Programmée pour la première fois le 14 février dernier, cette fiction d’un genre nouveau mettant en scène le procès d’un médecin accusé d’avoir tué son épouse, permettait aux téléspectateurs et internautes de se forger une opinion sur la culpabilité de l’accusé et de la partager via une plateforme internet dédiée au programme. Sur le site internet, les internautes avaient la possibilité de visionner les plaidoiries des avocats, d’inspecter les pièces à conviction, ainsi que de partager leur vision du procès avec les autres « apprentis magistrats », jusqu’à la diffusion du verdict final, programmée le 2 mars, toujours sur Arte.
Avec 5,6 % de part d’audience et 1,4 million de téléspectateurs selon Médiamétrie, la chaine réalisait alors sa deuxième meilleure performance de l’année toutes cases confondue.
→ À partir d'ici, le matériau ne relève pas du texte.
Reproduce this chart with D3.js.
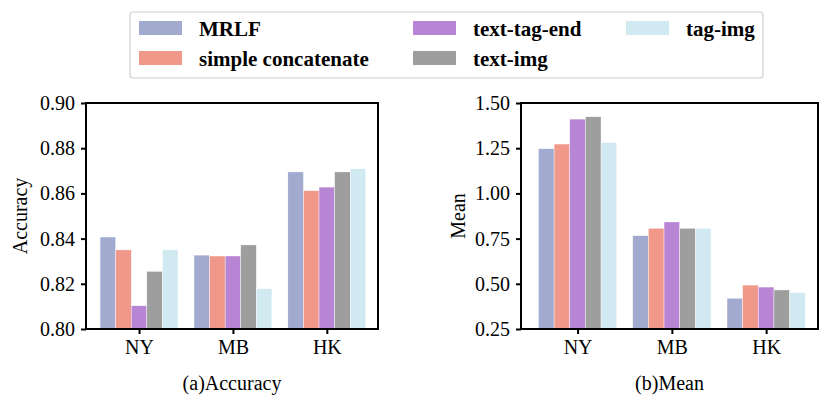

La plateforme internet quant à elle, comptait plus de 80 000 visites seulement trois jours après son lancement.
Or ce « procès virtuel participatif » se trouve être très largement inspiré d’une histoire vraie, celle du Dr. Jean-Louis Muller, accusé du meurtre de son épouse, et acquitté en octobre dernier, après de nombreuses péripéties judiciaires . Face à cet affront, les défenseurs du docteur Muller sont « montés au créneaux » refusant de voir l’image de celui ci salie à nouveau, et ont assigné Arte et la société Maha production devant la juge des référés, réclamant la cessation immédiate de la diffusion du procès virtuel sur tout support, ainsi que des dommages et intérêts. Ainsi, malgré les arguments de Me. Camille Bauer, avocate de la société Maha productions, soutenant qu’il ne s’agissait pourtant « que d’une fiction », la requête fut immédiatement accordée le 27 février. Maha production et Arte se voyait donc condamnés à verser respectivement 10 000€ et 30 000€ de dommages et intérêts au Dr. Muller au titre du préjudice subi.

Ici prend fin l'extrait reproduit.